When Nebraska City caught fire in 1860, it had no firefighting equipment and a shortage of water. It was one of the most disastrous fires in Nebraska’s territorial days.
What was probably the most disastrous fire in Nebraska during territorial days occurred on the afternoon of Saturday, May 12, 1860, in Nebraska City. At about two o’clock in the afternoon, the alarm was given that Coleman’s butcher shop was on fire. It had been a dry spring, and the wind from the south was blowing a gale. Sparks were carried rapidly by the wind, setting the commercial buildings and houses on fire.
At that time Nebraska City had no firefighting equipment, and there was even a shortage of water. All the buildings on both sides of Main Street for a block and a half were destroyed as well as those north and south along Sixth Street. It was only when the fire reached more scattered buildings that it was stopped. Citizens worked to remove all important papers and records and as much furniture as possible from structures in the fire’s path. It was only with great difficulty that the homes of J. F. Kinney and Robert Hawke, among the finest houses in Nebraska City, were saved.

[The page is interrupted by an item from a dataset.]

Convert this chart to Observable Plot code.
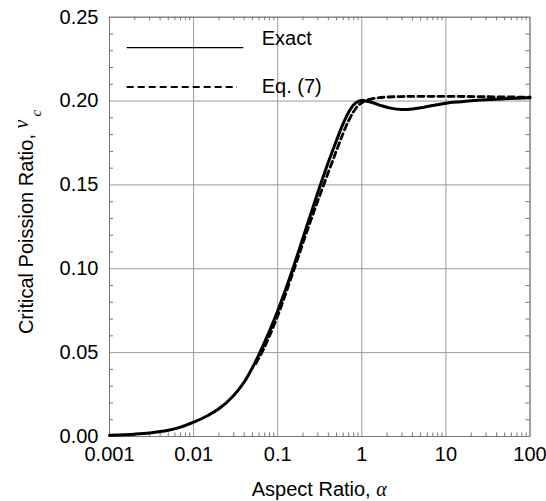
<!DOCTYPE html>
<html>
<head>
<meta charset="utf-8">
<script src="https://cdn.jsdelivr.net/npm/d3@7"></script>
<script src="https://cdn.jsdelivr.net/npm/@observablehq/plot@0.6"></script>
<style>
  html, body { margin: 0; padding: 0; background: #fff; }
  svg { display: block; }
</style>
</head>
<body>
<div id="chart"></div>
<script>
// ---- data ----
const alphaExact = [0.001, 0.002, 0.003, 0.005, 0.007, 0.01, 0.015, 0.02, 0.03, 0.04, 0.05, 0.06, 0.08, 0.1, 0.15, 0.2, 0.25, 0.3, 0.4, 0.5, 0.6, 0.7, 0.8, 0.9, 1.0, 1.3, 1.7, 2.2, 3, 4, 5.5, 7, 10, 15, 20, 30, 50, 100];
const nuExact    = [0.0007, 0.0014, 0.0021, 0.0037, 0.0056, 0.0086, 0.0127, 0.0165, 0.0245, 0.0325, 0.041, 0.049, 0.063, 0.075, 0.0995, 0.1185, 0.1335, 0.1455, 0.1635, 0.1765, 0.1865, 0.1935, 0.1978, 0.1997, 0.2003, 0.1993, 0.1973, 0.1958, 0.195, 0.1953, 0.1963, 0.1974, 0.1987, 0.1996, 0.2002, 0.2008, 0.2014, 0.2019];

const alphaEq = [0.055, 0.07, 0.1, 0.15, 0.2, 0.25, 0.3, 0.4, 0.5, 0.6, 0.7, 0.8, 0.9, 1.0, 1.1, 1.3, 1.6, 2, 3, 5, 10, 30, 100];
const nuEq    = [0.0435, 0.0535, 0.072, 0.097, 0.1155, 0.1295, 0.1405, 0.1575, 0.1705, 0.1808, 0.1885, 0.1938, 0.1972, 0.199, 0.2002, 0.2013, 0.202, 0.2024, 0.2027, 0.2028, 0.2028, 0.2026, 0.2023];

const xTicks = [0.001, 0.01, 0.1, 1, 10, 100];
const xTickLabels = ["0.001", "0.01", "0.1", "1", "10", "100"];
const yTicks = [0, 0.05, 0.1, 0.15, 0.2, 0.25];
const yTickLabels = ["0.00", "0.05", "0.10", "0.15", "0.20", "0.25"];
const seriesNames = ["Exact", "Eq. (7)"];

// minor tick positions
const minorX = [];
for (let e = -3; e < 2; e++) for (let k = 2; k <= 9; k++) minorX.push(k * Math.pow(10, e));
const minorY = d3.range(1, 25).filter(i => i % 5 !== 0).map(i => i / 100);

const exact = alphaExact.map((a, i) => ({a, nu: nuExact[i]}));
const eq = alphaEq.map((a, i) => ({a, nu: nuEq[i]}));

const W = 546, H = 501;
const mL = 109, mR = 16.5, mT = 16.7, mB = 65;
const innerH = H - mT - mB, innerW = W - mL - mR;
const tk = 3.5;

const plot = Plot.plot({
  width: W,
  height: H,
  marginLeft: mL,
  marginRight: mR,
  marginTop: mT,
  marginBottom: mB,
  style: {fontFamily: "'Liberation Sans', Arial, sans-serif", fontSize: "20px", color: "#000", background: "#fff"},
  x: {type: "log", domain: [0.001, 100], axis: null},
  y: {domain: [0, 0.25], axis: null},
  marks: [
    Plot.gridX(xTicks, {stroke: "#9a9a9a", strokeOpacity: 1, strokeWidth: 1}),
    Plot.gridY(yTicks, {stroke: "#9a9a9a", strokeOpacity: 1, strokeWidth: 1}),
    // minor ticks (inward)
    Plot.tickX(minorX, {x: d => d, insetTop: innerH - tk, stroke: "#777"}),
    Plot.tickX(minorX, {x: d => d, insetBottom: innerH - tk, stroke: "#777"}),
    Plot.tickY(minorY, {y: d => d, insetRight: innerW - 4, stroke: "#777"}),
    Plot.tickY(minorY, {y: d => d, insetLeft: innerW - 4, stroke: "#777"}),
    Plot.frame({stroke: "#777"}),
    Plot.axisX(xTicks, {tickSize: 0, tickPadding: 10, tickFormat: d => xTickLabels[xTicks.indexOf(d)], fill: "#000", fontSize: 20, label: null}),
    Plot.axisY(yTicks, {tickSize: 0, tickPadding: 11, tickFormat: d => yTickLabels[yTicks.indexOf(d)], fill: "#000", fontSize: 20, label: null}),
    Plot.line(eq, {x: "a", y: "nu", stroke: "#000", strokeWidth: 2.8, strokeDasharray: "6,4", curve: "catmull-rom"}),
    Plot.line(exact, {x: "a", y: "nu", stroke: "#000", strokeWidth: 3, curve: "catmull-rom"})
  ]
});

const svg = d3.select(plot);
const font = "'Liberation Sans', Arial, sans-serif";
const serif = "'Liberation Serif', 'DejaVu Serif', serif";

// x axis label
const xl = svg.append("text")
  .attr("x", mL + innerW / 2)
  .attr("y", 496)
  .attr("text-anchor", "middle")
  .attr("font-family", font)
  .attr("font-size", 20)
  .attr("fill", "#000");
xl.append("tspan").text("Aspect Ratio, ");
xl.append("tspan").attr("font-family", serif).attr("font-style", "italic").text("α");

// y axis label
const yl = svg.append("text")
  .attr("transform", "translate(33,222) rotate(-90)")
  .attr("text-anchor", "middle")
  .attr("font-family", font)
  .attr("font-size", 20)
  .attr("fill", "#000");
yl.append("tspan").text("Critical Poission Ratio, ");
yl.append("tspan").attr("font-family", serif).attr("font-style", "italic").attr("dy", -5).text("ν");
yl.append("tspan").attr("font-size", 15).attr("font-family", serif).attr("font-style", "italic").attr("dy", 13).attr("dx", 3).text("c");

// legend
const lg = svg.append("g").attr("text-anchor", "start");
lg.append("line").attr("x1", 126.7).attr("x2", 243.3).attr("y1", 47.7).attr("y2", 47.7)
  .attr("stroke", "#000").attr("stroke-width", 1.3);
lg.append("text").attr("x", 261.7).attr("y", 45).attr("text-anchor", "start").attr("font-family", font).attr("font-size", 20).attr("fill", "#000").text(seriesNames[0]);
lg.append("line").attr("x1", 126.7).attr("x2", 237).attr("y1", 87).attr("y2", 87)
  .attr("stroke", "#000").attr("stroke-width", 1.8).attr("stroke-dasharray", "7,4");
lg.append("text").attr("x", 261.7).attr("y", 92.5).attr("text-anchor", "start").attr("font-family", font).attr("font-size", 20).attr("fill", "#000").text(seriesNames[1]);

document.getElementById("chart").appendChild(plot);
</script>
</body>
</html>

About thirty-eight buildings were destroyed, some containing several offices. These included two general merchandise stores, two drugstores, the bank, three banking and exchange offices, one large hotel, the post office, the U.S. Land Office, all Otoe County offices, a large hall used as a courtroom and for public meetings, a stove and tinware store, eight attorneys’ offices, one dentist’s office and dwelling, two warehouses, one butcher shop, three saloons, one tenpin alley, one blacksmith’s shop, one wagonmaker’s shop, one livery stable, one barber shop, two boot and shoe shops, one bakery, one carpenter’s shop, and a number of other buildings. Some suspected that the blaze was started by an arsonist, but it was later discovered that a container of smoldering sawdust in Coleman’s butcher shop had been the source.
Much of the destroyed property had not been insured. About sixty-two thousand dollars of insurance money was collected to begin rebuilding the town. Nebraska City’s first hook-and-ladder company of volunteer firefighters was organized in 1861, and the decade of the 1860s saw the organization of others. The A. T. Andreas history of Nebraska, published in 1882, credited the fire with inaugurating an era of “renewed energy and activity” in Nebraska City.